- Stated exercise:
What is needed is the run of lines from the one containing "Rebuild this chart" through the one containing "fit_o = np.polyval(np.polyfit(x, over80, 1), x)", echoed exactly, with both ends kept and nothing added.

# Start of Records provided

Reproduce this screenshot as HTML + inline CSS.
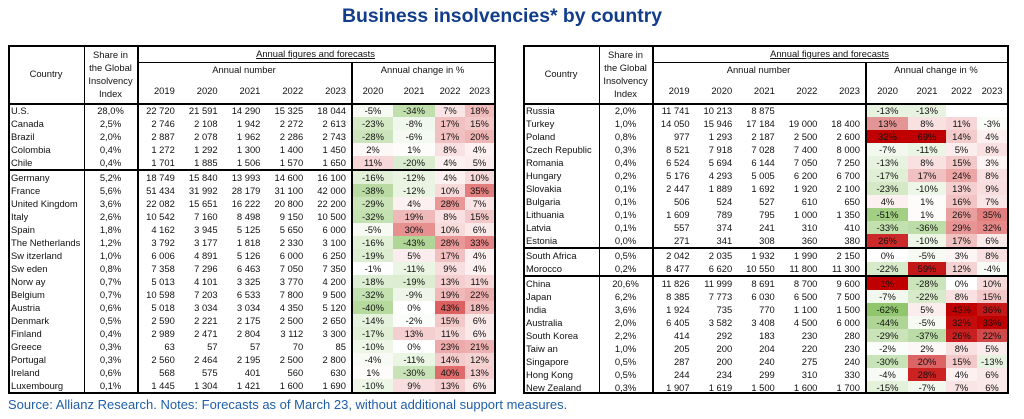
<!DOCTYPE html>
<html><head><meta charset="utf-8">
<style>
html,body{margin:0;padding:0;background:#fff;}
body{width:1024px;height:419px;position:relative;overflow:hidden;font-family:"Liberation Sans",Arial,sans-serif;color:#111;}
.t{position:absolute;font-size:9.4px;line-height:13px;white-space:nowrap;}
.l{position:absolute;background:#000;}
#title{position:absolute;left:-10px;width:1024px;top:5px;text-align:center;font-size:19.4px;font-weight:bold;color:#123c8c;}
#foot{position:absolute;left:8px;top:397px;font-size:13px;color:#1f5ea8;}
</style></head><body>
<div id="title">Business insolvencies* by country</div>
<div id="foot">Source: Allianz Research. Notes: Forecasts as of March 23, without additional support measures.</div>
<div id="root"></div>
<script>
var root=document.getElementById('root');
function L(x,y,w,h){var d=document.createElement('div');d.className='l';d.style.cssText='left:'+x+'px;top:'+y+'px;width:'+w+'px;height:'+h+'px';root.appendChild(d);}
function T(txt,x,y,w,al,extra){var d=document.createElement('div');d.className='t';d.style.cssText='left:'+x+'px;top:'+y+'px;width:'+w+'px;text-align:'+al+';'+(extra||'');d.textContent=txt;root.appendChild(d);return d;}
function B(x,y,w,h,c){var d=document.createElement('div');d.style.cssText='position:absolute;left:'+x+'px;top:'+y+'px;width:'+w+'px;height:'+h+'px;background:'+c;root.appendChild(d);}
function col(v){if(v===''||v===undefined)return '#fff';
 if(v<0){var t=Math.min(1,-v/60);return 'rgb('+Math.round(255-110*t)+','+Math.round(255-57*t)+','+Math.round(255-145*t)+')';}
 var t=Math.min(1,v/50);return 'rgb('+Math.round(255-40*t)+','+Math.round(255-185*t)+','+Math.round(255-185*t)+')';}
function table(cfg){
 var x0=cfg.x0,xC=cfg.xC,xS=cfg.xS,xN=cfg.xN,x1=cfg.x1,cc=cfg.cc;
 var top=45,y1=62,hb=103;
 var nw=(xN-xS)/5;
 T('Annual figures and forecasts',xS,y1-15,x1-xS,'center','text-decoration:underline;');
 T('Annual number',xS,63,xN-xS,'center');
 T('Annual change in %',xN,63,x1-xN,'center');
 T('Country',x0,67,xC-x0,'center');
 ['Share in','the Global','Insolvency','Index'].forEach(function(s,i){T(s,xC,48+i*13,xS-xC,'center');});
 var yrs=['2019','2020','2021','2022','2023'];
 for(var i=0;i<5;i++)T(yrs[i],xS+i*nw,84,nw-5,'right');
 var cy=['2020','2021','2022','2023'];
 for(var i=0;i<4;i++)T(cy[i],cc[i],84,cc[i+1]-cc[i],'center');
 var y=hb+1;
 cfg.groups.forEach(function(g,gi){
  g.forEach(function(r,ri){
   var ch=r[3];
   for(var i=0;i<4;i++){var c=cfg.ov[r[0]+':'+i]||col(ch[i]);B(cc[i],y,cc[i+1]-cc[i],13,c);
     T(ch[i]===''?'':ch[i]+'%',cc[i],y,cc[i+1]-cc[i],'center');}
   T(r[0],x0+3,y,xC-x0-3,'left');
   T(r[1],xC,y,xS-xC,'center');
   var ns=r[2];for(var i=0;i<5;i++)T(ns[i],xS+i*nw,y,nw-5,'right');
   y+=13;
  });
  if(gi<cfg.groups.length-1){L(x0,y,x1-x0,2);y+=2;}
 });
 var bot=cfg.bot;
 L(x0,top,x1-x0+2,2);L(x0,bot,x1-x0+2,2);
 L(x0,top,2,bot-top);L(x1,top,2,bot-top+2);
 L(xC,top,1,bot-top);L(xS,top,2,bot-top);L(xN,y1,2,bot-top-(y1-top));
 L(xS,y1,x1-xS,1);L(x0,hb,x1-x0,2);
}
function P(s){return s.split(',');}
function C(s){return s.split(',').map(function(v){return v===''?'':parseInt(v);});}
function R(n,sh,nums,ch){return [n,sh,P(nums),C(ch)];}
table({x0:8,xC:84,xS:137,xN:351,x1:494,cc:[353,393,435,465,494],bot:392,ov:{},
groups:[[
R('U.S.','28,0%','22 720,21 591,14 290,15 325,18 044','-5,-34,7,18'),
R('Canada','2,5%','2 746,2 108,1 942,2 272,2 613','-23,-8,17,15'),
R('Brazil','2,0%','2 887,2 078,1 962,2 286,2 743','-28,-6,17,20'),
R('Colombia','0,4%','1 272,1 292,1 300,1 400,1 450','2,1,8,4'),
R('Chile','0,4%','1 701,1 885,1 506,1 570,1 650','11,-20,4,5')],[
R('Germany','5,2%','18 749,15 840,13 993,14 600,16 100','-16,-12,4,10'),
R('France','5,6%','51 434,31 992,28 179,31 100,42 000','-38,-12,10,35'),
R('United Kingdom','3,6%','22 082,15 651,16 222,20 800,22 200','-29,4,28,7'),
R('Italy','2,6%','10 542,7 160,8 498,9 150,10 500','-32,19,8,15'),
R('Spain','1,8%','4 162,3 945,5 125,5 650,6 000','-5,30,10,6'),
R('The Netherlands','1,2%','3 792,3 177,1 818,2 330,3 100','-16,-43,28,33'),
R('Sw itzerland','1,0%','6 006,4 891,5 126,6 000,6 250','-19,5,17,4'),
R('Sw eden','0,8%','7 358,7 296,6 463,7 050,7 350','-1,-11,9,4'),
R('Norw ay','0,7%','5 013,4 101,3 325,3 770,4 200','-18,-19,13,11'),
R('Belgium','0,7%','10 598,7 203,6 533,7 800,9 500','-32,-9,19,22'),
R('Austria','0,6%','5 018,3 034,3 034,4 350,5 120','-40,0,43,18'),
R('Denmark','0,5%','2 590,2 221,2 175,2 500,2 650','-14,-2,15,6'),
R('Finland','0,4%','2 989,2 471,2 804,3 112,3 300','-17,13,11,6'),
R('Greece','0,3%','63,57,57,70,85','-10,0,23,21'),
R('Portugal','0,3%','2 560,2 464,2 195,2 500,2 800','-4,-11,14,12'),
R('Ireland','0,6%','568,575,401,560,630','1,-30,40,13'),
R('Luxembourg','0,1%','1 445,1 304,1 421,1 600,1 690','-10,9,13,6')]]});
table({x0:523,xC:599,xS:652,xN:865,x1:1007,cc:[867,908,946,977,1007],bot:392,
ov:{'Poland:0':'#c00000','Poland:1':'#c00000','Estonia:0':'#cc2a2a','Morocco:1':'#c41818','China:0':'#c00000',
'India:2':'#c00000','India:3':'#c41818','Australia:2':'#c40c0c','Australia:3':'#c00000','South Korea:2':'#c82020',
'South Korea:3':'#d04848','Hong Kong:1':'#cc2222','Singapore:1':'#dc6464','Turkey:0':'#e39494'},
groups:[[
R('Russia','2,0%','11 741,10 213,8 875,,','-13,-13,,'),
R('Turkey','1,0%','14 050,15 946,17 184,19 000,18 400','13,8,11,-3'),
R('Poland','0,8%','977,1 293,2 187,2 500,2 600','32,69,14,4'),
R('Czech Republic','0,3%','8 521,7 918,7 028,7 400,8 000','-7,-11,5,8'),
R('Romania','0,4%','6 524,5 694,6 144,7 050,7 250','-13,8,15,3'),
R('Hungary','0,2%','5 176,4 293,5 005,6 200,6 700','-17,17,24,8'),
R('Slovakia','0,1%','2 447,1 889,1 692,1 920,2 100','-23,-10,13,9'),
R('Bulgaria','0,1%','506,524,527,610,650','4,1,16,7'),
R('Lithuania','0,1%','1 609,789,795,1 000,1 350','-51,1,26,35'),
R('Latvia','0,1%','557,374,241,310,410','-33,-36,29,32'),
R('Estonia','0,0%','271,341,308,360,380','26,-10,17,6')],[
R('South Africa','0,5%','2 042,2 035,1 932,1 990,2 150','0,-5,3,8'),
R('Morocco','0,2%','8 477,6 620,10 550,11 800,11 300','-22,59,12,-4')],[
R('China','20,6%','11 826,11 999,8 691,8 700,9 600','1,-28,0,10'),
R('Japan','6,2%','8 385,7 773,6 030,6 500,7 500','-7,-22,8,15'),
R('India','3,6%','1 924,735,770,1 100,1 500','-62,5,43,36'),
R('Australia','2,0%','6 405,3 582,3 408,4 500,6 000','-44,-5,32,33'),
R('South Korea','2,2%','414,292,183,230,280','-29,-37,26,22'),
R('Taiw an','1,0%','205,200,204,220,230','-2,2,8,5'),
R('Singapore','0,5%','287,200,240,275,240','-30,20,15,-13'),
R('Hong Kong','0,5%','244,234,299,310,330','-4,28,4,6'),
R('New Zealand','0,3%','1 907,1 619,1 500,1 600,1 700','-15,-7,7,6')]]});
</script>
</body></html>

# End of Records provided
# Start of Records provided

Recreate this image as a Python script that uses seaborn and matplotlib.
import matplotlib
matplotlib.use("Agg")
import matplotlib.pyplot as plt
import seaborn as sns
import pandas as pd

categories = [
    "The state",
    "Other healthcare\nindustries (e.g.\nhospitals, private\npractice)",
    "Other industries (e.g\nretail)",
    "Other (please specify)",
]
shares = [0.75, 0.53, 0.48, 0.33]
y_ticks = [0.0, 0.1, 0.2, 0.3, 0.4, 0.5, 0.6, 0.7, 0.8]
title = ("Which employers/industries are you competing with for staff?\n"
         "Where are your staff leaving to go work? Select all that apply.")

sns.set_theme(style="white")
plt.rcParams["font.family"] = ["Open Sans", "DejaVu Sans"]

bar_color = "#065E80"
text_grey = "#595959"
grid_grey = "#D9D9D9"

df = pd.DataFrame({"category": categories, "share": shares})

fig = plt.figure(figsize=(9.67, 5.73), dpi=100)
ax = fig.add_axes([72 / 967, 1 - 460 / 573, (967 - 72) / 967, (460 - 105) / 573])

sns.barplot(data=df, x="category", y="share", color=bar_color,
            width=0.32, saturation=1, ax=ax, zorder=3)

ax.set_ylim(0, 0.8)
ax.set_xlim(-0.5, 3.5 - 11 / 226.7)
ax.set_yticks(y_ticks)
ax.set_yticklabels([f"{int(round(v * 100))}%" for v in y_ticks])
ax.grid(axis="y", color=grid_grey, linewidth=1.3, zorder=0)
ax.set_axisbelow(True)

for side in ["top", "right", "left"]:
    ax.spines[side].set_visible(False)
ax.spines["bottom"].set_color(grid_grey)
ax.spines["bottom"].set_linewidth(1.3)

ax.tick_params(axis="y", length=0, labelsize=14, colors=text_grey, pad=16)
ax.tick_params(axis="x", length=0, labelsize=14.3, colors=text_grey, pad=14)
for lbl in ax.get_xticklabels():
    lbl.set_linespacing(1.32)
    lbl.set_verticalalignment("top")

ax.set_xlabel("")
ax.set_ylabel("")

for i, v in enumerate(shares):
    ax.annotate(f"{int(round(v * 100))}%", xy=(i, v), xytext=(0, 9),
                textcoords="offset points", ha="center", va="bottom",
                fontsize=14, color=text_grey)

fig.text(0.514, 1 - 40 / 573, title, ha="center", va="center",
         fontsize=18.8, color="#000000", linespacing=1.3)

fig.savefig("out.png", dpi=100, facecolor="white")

# End of Records provided
# Start of Records provided

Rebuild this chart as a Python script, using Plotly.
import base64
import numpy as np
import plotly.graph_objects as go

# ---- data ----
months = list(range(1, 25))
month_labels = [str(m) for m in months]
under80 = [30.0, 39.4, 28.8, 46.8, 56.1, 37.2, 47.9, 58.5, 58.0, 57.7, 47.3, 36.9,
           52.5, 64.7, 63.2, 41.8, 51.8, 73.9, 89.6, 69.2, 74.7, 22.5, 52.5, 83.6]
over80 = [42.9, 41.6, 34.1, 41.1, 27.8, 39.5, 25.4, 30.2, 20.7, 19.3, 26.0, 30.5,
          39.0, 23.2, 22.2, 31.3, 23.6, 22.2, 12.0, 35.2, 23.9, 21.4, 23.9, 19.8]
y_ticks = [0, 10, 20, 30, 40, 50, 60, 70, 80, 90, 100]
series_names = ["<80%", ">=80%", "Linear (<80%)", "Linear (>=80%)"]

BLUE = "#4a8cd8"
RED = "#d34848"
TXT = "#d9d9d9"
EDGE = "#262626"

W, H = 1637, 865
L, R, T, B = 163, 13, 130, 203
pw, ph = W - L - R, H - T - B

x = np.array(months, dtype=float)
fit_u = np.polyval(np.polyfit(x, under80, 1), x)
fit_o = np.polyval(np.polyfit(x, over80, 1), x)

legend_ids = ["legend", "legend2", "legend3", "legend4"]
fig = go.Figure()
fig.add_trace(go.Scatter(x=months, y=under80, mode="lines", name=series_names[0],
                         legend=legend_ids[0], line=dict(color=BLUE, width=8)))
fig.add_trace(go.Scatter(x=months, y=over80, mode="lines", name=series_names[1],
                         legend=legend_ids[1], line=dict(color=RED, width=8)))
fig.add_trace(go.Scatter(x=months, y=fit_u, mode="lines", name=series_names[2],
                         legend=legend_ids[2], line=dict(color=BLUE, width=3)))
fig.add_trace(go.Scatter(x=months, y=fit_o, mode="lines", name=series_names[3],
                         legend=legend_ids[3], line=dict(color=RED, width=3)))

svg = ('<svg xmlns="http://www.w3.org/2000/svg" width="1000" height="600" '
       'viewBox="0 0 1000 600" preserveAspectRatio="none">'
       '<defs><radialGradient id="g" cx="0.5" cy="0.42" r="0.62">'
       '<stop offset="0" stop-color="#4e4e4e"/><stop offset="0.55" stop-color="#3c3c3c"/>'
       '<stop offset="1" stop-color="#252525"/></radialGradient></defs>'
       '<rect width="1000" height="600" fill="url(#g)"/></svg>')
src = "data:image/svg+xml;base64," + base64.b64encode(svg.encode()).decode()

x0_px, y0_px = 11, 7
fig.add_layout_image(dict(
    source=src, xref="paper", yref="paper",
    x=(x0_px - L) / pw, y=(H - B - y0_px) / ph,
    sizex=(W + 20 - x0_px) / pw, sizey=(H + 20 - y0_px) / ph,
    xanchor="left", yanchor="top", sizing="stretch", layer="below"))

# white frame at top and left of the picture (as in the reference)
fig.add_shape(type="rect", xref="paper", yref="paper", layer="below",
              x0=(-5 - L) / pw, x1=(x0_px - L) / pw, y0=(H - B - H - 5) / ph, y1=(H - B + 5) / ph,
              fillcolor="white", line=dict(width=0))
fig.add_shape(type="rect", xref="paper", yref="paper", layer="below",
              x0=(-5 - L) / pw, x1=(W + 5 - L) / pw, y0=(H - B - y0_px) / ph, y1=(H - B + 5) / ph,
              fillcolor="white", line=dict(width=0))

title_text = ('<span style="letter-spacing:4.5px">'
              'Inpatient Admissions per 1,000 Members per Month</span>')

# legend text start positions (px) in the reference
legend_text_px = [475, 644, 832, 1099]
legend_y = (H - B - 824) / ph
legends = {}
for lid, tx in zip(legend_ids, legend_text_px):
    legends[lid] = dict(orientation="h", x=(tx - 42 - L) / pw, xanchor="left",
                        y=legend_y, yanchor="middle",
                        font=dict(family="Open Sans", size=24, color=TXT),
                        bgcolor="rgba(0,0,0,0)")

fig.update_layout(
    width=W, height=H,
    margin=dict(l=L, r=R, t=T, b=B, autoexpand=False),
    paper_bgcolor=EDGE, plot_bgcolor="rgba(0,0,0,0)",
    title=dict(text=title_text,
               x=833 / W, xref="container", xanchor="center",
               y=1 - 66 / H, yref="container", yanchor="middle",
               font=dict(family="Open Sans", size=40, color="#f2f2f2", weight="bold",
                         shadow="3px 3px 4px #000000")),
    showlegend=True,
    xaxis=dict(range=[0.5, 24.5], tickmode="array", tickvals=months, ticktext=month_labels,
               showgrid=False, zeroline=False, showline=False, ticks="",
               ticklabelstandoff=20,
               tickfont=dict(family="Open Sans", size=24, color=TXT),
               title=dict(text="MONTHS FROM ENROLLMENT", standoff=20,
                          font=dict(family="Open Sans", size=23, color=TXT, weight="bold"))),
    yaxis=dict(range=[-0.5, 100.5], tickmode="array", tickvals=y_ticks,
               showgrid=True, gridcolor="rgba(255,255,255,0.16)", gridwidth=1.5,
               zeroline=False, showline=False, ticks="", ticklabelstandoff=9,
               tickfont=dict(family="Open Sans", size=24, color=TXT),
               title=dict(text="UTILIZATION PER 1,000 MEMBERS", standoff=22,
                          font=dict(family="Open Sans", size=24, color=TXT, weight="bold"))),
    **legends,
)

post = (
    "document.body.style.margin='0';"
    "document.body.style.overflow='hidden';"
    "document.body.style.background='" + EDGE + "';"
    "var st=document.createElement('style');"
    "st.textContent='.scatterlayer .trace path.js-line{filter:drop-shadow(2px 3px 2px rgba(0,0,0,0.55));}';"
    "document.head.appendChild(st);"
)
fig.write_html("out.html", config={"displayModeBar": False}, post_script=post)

# End of Records provided

- Task output:
Rebuild this chart as a Python script, using Plotly.
import base64
import numpy as np
import plotly.graph_objects as go

# ---- data ----
months = list(range(1, 25))
month_labels = [str(m) for m in months]
under80 = [30.0, 39.4, 28.8, 46.8, 56.1, 37.2, 47.9, 58.5, 58.0, 57.7, 47.3, 36.9,
           52.5, 64.7, 63.2, 41.8, 51.8, 73.9, 89.6, 69.2, 74.7, 22.5, 52.5, 83.6]
over80 = [42.9, 41.6, 34.1, 41.1, 27.8, 39.5, 25.4, 30.2, 20.7, 19.3, 26.0, 30.5,
          39.0, 23.2, 22.2, 31.3, 23.6, 22.2, 12.0, 35.2, 23.9, 21.4, 23.9, 19.8]
y_ticks = [0, 10, 20, 30, 40, 50, 60, 70, 80, 90, 100]
series_names = ["<80%", ">=80%", "Linear (<80%)", "Linear (>=80%)"]

BLUE = "#4a8cd8"
RED = "#d34848"
TXT = "#d9d9d9"
EDGE = "#262626"

W, H = 1637, 865
L, R, T, B = 163, 13, 130, 203
pw, ph = W - L - R, H - T - B

x = np.array(months, dtype=float)
fit_u = np.polyval(np.polyfit(x, under80, 1), x)
fit_o = np.polyval(np.polyfit(x, over80, 1), x)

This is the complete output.